(Rows from a dataset of charts and code)
===

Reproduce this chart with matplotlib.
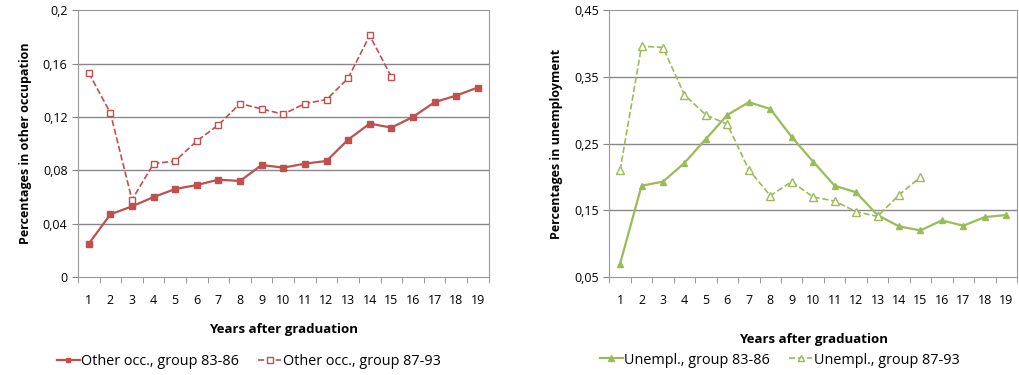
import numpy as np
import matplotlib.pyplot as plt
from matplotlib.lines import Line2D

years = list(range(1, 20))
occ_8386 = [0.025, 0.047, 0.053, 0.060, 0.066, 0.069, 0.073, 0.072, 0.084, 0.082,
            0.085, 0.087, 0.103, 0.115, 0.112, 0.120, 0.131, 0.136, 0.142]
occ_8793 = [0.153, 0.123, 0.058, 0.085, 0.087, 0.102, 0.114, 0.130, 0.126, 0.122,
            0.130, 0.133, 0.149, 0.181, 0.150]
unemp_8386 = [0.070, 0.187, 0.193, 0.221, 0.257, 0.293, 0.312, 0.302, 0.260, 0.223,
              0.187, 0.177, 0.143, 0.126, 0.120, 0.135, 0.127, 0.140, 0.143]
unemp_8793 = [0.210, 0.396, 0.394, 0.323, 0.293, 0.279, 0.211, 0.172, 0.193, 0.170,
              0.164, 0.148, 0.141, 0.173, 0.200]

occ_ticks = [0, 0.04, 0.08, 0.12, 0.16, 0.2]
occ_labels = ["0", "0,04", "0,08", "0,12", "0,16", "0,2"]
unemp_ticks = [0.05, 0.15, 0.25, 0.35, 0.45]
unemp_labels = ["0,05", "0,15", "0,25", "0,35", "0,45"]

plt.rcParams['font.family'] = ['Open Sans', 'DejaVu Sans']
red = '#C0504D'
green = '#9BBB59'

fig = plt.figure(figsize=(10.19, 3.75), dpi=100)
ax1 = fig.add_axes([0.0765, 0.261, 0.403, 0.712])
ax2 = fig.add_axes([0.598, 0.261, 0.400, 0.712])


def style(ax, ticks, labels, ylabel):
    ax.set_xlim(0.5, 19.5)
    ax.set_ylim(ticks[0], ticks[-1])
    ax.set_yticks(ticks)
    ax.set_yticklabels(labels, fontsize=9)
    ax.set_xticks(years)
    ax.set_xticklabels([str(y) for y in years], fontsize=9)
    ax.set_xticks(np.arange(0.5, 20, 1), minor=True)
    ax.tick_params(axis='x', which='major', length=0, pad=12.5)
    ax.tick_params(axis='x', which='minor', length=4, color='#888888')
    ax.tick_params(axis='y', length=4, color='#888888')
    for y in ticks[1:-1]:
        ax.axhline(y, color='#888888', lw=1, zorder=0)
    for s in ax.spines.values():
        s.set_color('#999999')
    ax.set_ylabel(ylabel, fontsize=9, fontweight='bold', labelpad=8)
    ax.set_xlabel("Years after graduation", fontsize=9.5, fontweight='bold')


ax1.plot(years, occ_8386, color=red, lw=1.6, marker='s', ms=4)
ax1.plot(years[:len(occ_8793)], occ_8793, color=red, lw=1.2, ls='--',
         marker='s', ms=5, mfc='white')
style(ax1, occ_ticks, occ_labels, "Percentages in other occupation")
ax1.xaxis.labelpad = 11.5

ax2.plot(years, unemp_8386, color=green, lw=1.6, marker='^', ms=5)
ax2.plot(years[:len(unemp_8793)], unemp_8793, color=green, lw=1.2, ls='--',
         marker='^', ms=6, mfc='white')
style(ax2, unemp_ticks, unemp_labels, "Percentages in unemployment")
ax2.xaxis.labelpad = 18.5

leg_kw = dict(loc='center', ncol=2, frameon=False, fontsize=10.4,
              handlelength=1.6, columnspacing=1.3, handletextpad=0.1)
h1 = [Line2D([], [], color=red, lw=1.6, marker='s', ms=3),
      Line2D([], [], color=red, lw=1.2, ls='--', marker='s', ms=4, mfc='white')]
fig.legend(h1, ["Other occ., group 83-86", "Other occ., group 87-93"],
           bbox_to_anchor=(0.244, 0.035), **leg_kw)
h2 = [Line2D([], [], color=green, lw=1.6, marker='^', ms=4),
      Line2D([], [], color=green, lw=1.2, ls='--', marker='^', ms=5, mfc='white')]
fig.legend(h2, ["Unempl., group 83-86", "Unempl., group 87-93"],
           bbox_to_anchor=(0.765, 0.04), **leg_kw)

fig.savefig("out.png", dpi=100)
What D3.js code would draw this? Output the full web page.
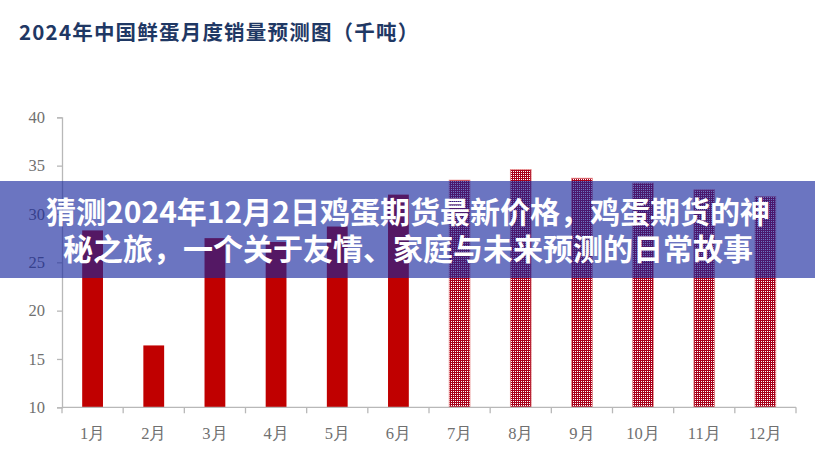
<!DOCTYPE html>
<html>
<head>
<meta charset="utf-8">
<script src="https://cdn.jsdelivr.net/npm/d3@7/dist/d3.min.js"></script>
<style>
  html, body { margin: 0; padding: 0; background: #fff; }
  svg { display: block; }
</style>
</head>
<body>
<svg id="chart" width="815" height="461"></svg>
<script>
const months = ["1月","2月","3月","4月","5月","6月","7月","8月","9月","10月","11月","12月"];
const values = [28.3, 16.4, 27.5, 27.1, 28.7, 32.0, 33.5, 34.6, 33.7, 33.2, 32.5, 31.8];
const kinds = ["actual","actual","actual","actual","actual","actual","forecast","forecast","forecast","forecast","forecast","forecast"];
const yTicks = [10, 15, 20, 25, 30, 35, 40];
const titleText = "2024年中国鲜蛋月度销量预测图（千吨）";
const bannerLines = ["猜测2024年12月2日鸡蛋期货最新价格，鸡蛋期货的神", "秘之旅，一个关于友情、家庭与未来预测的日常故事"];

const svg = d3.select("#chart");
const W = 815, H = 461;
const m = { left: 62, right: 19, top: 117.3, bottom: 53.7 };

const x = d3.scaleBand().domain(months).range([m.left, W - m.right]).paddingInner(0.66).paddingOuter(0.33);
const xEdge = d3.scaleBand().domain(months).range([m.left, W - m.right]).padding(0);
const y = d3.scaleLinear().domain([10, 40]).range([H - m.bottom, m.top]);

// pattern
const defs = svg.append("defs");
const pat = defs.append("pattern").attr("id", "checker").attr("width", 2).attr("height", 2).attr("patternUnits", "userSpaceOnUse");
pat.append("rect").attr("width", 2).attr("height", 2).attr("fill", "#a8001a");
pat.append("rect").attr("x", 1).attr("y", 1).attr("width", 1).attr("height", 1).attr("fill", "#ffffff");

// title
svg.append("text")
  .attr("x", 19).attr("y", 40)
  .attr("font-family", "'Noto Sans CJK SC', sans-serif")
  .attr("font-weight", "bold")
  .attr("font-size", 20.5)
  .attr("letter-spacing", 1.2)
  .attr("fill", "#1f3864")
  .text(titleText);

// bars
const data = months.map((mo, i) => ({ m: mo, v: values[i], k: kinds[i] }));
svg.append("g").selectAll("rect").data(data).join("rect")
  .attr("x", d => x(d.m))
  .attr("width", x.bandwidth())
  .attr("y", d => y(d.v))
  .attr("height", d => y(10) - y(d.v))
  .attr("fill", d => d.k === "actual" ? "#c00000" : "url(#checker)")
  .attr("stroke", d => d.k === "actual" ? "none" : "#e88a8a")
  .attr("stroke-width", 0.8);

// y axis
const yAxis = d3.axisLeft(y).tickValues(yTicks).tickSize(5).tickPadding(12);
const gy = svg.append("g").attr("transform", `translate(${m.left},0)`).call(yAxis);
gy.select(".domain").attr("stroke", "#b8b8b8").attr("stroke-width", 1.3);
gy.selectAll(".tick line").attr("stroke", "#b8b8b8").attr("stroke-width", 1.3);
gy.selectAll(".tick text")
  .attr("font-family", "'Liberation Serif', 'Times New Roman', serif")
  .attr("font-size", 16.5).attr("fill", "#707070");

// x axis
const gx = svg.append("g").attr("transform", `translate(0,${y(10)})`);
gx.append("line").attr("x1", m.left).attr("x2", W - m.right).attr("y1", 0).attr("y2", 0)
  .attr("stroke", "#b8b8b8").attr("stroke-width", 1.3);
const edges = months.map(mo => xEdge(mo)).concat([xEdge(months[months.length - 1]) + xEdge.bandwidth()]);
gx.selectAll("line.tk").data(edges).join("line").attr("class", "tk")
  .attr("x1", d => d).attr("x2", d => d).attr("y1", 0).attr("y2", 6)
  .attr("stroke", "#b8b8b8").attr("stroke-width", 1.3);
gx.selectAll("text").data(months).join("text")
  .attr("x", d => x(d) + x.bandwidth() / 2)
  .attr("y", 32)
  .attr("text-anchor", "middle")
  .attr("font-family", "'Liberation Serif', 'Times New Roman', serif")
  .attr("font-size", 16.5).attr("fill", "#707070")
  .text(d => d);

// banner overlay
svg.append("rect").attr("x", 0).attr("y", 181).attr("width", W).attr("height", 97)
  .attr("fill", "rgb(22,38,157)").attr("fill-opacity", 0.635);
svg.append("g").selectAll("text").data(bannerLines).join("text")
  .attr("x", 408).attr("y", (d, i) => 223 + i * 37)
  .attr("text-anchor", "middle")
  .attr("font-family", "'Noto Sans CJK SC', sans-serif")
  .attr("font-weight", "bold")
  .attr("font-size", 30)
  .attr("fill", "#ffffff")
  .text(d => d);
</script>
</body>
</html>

===

## [Short problem]
Would you reproduce the lines above, from the very first through the line containing "ax2 = fig.add_axes([0.598, 0.261, 0.400, 0.712])", exactly and without the pictures?

## [Solution for this problem]
Reproduce this chart with matplotlib.
import numpy as np
import matplotlib.pyplot as plt
from matplotlib.lines import Line2D

years = list(range(1, 20))
occ_8386 = [0.025, 0.047, 0.053, 0.060, 0.066, 0.069, 0.073, 0.072, 0.084, 0.082,
            0.085, 0.087, 0.103, 0.115, 0.112, 0.120, 0.131, 0.136, 0.142]
occ_8793 = [0.153, 0.123, 0.058, 0.085, 0.087, 0.102, 0.114, 0.130, 0.126, 0.122,
            0.130, 0.133, 0.149, 0.181, 0.150]
unemp_8386 = [0.070, 0.187, 0.193, 0.221, 0.257, 0.293, 0.312, 0.302, 0.260, 0.223,
              0.187, 0.177, 0.143, 0.126, 0.120, 0.135, 0.127, 0.140, 0.143]
unemp_8793 = [0.210, 0.396, 0.394, 0.323, 0.293, 0.279, 0.211, 0.172, 0.193, 0.170,
              0.164, 0.148, 0.141, 0.173, 0.200]

occ_ticks = [0, 0.04, 0.08, 0.12, 0.16, 0.2]
occ_labels = ["0", "0,04", "0,08", "0,12", "0,16", "0,2"]
unemp_ticks = [0.05, 0.15, 0.25, 0.35, 0.45]
unemp_labels = ["0,05", "0,15", "0,25", "0,35", "0,45"]

plt.rcParams['font.family'] = ['Open Sans', 'DejaVu Sans']
red = '#C0504D'
green = '#9BBB59'

fig = plt.figure(figsize=(10.19, 3.75), dpi=100)
ax1 = fig.add_axes([0.0765, 0.261, 0.403, 0.712])
ax2 = fig.add_axes([0.598, 0.261, 0.400, 0.712])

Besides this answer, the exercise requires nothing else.